___ Data provided

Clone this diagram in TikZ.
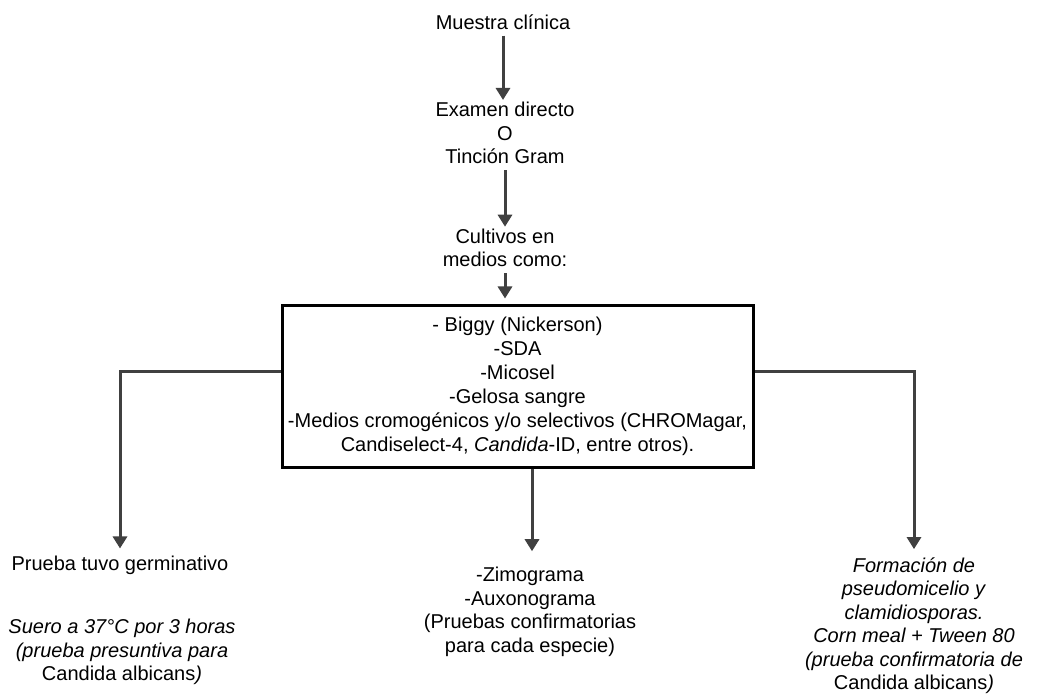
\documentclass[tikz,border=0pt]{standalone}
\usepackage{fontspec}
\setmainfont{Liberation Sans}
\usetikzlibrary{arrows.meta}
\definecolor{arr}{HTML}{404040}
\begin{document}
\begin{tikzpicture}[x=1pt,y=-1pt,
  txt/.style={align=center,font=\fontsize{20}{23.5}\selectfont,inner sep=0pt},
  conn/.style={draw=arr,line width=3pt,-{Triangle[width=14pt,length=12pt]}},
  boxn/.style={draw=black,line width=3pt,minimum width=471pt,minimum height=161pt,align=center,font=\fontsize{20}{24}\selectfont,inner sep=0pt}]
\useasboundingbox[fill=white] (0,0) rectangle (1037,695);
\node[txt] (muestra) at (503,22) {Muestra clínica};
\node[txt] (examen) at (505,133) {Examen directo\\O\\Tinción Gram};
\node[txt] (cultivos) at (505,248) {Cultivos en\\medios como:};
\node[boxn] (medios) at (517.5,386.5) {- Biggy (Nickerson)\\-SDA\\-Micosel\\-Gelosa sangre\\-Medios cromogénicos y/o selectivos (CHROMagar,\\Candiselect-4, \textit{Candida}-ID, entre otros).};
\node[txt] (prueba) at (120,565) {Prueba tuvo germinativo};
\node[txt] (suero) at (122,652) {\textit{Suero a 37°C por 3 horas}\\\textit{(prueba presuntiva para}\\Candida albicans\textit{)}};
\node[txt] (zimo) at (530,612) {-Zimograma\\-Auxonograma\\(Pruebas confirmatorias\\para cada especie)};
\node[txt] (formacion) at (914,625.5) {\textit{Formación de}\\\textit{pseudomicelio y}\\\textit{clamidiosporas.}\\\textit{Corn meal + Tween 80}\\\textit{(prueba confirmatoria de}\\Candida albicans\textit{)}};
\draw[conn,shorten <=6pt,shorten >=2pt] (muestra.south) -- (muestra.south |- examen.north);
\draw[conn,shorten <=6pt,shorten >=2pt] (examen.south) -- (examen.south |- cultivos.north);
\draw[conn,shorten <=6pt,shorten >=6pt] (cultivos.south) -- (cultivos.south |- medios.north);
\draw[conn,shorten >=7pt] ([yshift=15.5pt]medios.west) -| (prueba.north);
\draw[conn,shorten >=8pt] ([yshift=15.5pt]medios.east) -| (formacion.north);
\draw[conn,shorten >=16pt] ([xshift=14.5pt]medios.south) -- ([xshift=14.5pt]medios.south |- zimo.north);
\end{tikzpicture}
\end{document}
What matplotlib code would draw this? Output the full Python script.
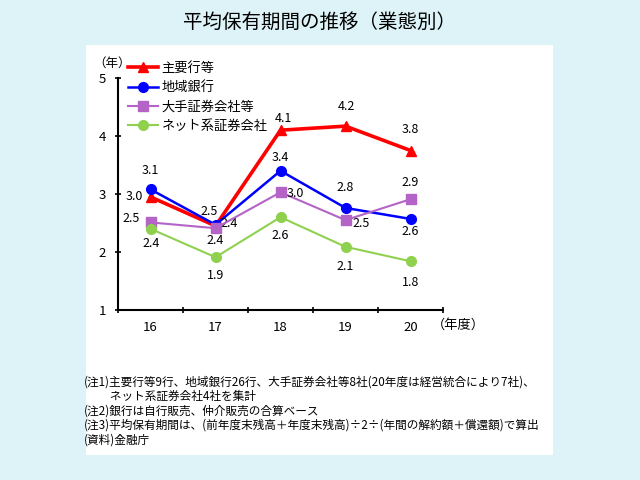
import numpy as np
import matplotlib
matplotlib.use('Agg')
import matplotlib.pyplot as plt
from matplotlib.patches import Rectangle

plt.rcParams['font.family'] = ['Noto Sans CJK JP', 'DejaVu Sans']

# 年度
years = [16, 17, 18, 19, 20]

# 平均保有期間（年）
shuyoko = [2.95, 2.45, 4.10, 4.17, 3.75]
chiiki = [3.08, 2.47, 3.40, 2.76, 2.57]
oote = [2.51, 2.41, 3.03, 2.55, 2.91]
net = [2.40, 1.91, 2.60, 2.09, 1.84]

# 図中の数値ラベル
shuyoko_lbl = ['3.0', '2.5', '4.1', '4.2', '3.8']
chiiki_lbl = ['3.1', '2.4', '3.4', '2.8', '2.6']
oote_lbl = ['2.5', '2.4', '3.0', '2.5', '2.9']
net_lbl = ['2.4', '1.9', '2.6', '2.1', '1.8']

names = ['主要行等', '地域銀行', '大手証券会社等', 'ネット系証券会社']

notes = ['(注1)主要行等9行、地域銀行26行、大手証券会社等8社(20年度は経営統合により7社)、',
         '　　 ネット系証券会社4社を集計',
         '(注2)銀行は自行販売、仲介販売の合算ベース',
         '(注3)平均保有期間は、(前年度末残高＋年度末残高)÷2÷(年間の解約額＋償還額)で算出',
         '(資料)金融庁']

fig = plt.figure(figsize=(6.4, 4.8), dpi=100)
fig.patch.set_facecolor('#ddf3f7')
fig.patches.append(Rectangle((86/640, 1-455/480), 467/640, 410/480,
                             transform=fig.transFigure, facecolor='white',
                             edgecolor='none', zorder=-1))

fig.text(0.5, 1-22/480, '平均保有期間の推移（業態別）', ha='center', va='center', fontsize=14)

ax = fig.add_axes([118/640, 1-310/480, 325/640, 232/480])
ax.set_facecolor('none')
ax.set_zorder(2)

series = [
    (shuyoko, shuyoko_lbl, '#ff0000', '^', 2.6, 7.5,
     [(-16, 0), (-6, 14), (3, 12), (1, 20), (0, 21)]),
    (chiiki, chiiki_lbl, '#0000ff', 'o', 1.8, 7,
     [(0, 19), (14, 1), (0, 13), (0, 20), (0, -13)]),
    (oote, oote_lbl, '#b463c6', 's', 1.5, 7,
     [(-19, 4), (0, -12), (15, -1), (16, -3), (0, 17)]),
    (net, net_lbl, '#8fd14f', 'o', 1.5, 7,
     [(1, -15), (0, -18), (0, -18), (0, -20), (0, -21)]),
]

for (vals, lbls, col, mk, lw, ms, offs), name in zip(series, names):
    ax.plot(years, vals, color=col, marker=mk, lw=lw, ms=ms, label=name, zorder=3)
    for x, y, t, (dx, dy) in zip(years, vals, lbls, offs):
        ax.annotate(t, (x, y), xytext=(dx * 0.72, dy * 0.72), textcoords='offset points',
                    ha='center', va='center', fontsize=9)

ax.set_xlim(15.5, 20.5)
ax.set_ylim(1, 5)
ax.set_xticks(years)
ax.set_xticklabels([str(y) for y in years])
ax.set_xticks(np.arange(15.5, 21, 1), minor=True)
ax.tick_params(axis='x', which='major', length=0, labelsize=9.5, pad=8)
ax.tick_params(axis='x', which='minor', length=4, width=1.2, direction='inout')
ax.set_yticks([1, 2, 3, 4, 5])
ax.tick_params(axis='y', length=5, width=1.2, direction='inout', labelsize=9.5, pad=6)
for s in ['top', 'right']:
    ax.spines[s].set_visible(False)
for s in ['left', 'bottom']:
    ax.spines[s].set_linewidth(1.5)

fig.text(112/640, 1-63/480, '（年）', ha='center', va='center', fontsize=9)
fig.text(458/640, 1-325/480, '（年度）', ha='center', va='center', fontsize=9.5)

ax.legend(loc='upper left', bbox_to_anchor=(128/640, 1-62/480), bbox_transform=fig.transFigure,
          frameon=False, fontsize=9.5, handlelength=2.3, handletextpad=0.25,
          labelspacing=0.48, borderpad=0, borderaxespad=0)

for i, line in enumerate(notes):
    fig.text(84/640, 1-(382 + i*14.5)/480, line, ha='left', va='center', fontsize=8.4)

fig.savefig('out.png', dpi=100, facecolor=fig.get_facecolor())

______
___ Data provided

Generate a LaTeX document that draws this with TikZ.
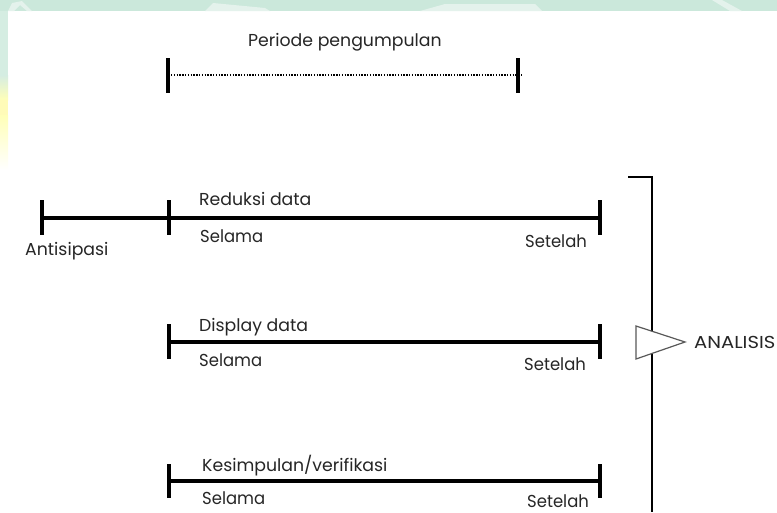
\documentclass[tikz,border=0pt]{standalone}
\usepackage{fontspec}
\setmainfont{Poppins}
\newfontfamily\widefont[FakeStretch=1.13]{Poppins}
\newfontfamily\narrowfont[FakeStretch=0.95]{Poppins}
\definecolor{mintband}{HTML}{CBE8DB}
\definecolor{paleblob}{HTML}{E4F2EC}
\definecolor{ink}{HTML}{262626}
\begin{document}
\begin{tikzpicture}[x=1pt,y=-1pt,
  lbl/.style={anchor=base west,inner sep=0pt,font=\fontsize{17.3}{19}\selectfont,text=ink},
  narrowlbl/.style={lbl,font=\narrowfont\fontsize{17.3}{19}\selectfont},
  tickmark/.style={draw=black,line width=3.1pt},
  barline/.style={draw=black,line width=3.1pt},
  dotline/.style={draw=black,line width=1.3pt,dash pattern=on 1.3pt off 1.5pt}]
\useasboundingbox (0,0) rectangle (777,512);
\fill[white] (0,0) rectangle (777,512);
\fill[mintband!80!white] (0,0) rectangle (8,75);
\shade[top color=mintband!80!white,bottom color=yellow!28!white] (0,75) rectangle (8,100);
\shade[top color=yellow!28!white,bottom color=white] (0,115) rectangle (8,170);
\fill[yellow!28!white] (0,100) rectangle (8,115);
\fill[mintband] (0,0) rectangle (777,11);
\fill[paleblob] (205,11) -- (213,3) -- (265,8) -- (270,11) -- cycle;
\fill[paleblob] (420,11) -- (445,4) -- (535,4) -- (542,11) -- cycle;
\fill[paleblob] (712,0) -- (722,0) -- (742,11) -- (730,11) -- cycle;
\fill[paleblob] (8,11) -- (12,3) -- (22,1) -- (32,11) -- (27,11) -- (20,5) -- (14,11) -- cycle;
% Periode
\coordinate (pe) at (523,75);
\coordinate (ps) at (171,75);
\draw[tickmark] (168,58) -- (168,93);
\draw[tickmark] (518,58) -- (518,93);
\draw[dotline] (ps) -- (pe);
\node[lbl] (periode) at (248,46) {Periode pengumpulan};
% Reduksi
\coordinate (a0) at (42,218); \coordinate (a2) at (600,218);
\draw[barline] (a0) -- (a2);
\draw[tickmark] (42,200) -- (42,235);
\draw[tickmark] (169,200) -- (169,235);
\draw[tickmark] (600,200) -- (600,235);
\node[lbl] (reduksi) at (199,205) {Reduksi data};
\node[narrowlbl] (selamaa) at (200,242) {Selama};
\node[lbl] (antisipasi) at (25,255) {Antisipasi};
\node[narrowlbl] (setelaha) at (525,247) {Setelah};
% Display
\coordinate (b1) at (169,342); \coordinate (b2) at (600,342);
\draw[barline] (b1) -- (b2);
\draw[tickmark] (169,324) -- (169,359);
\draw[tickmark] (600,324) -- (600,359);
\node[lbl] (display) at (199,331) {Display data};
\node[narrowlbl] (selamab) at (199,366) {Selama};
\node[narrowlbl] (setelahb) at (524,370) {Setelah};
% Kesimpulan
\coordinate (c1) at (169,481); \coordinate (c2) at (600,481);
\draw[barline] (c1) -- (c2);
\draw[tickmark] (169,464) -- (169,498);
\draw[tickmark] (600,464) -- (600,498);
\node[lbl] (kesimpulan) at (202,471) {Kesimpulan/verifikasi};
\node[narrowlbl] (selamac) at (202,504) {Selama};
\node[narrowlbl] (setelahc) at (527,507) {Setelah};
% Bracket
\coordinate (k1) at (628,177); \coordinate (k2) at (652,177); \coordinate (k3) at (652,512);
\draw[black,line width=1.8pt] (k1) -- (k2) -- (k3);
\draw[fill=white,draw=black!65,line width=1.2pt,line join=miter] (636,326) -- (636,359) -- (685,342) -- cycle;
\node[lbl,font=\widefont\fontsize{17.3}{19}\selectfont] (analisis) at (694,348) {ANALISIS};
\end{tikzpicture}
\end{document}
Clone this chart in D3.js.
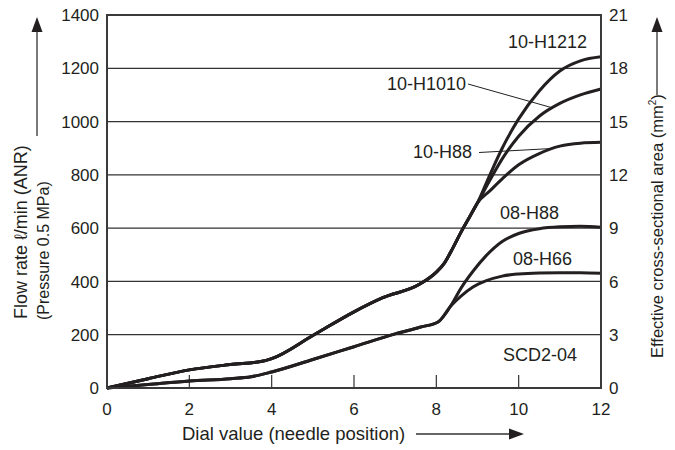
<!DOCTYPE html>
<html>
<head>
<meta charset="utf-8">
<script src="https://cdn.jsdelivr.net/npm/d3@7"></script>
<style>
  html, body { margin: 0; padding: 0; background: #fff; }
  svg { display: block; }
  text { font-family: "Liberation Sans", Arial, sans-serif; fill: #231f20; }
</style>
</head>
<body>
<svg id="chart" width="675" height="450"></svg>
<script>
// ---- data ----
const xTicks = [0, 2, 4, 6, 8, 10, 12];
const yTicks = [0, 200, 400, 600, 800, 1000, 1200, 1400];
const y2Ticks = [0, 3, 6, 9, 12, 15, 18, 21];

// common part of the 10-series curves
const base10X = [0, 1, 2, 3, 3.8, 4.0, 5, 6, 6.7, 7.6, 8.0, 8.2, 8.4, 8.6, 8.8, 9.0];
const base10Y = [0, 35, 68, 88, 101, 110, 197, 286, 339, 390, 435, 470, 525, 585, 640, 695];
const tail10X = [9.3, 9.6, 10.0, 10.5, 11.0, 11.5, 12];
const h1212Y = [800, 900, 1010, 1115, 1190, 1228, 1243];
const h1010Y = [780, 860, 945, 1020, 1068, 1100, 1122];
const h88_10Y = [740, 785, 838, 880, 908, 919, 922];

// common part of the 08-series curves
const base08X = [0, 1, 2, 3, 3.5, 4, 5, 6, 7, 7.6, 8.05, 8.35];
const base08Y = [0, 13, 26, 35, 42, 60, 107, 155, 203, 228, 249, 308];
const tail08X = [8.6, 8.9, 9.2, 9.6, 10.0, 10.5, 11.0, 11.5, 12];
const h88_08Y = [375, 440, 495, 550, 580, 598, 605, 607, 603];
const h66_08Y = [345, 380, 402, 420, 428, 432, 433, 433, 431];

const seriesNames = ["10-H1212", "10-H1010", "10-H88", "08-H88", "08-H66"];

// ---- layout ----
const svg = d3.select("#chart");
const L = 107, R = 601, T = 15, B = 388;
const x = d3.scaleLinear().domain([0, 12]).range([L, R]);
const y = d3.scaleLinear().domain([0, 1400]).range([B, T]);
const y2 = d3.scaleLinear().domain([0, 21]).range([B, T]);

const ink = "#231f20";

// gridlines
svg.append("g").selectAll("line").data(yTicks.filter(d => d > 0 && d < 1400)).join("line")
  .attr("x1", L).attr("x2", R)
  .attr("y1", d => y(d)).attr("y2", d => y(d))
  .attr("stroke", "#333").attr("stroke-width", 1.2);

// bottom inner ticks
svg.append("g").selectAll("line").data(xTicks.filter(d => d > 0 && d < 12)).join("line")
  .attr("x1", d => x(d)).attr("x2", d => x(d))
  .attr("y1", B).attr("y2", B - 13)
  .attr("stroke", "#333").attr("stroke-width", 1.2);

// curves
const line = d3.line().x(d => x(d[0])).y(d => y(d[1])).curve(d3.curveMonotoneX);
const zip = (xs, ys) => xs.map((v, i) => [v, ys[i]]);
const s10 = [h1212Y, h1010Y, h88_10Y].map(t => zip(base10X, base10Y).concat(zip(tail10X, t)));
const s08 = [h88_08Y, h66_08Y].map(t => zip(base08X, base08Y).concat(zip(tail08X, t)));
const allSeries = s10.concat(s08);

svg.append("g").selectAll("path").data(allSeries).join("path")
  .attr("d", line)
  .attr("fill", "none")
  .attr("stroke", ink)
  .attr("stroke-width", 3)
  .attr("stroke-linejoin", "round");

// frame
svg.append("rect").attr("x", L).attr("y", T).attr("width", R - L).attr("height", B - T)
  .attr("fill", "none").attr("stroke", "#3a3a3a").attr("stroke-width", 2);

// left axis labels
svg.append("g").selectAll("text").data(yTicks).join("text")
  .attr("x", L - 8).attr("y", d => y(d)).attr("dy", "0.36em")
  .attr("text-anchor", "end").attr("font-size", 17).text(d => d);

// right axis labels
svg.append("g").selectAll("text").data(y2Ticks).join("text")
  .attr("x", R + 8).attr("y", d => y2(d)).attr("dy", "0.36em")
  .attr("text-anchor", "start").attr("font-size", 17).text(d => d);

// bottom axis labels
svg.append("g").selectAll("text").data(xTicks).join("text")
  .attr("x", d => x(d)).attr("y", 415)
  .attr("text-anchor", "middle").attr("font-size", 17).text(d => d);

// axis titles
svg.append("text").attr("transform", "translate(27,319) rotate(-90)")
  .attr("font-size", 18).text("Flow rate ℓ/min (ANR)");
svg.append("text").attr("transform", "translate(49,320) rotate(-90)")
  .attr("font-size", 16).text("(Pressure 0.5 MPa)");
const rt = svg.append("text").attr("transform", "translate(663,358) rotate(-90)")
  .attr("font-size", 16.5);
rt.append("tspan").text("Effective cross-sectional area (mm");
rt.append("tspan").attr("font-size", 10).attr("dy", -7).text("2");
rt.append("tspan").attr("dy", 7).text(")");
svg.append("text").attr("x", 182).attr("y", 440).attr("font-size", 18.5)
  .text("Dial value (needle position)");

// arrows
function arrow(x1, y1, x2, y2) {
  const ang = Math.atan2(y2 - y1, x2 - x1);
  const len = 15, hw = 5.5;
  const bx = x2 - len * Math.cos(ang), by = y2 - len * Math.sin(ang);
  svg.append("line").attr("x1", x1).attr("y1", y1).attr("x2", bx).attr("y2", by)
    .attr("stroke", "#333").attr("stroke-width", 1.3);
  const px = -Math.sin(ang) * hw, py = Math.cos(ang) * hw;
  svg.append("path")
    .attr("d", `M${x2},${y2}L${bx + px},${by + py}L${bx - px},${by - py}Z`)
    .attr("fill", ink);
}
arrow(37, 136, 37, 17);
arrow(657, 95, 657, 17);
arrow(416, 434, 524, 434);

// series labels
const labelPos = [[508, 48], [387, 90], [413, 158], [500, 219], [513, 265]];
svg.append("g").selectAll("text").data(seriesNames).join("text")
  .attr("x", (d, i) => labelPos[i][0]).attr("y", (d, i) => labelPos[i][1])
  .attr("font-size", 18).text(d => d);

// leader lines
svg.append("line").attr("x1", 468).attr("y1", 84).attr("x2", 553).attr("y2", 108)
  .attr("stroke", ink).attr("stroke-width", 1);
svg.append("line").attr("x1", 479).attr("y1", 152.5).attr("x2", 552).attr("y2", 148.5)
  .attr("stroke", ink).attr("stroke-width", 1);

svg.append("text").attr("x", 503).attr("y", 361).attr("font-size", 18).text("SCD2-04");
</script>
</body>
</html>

______

Exercise goal: Read through the entries and copy each line in which "Clone" appears.

Answer:
Clone this diagram in TikZ.
Clone this chart in D3.js.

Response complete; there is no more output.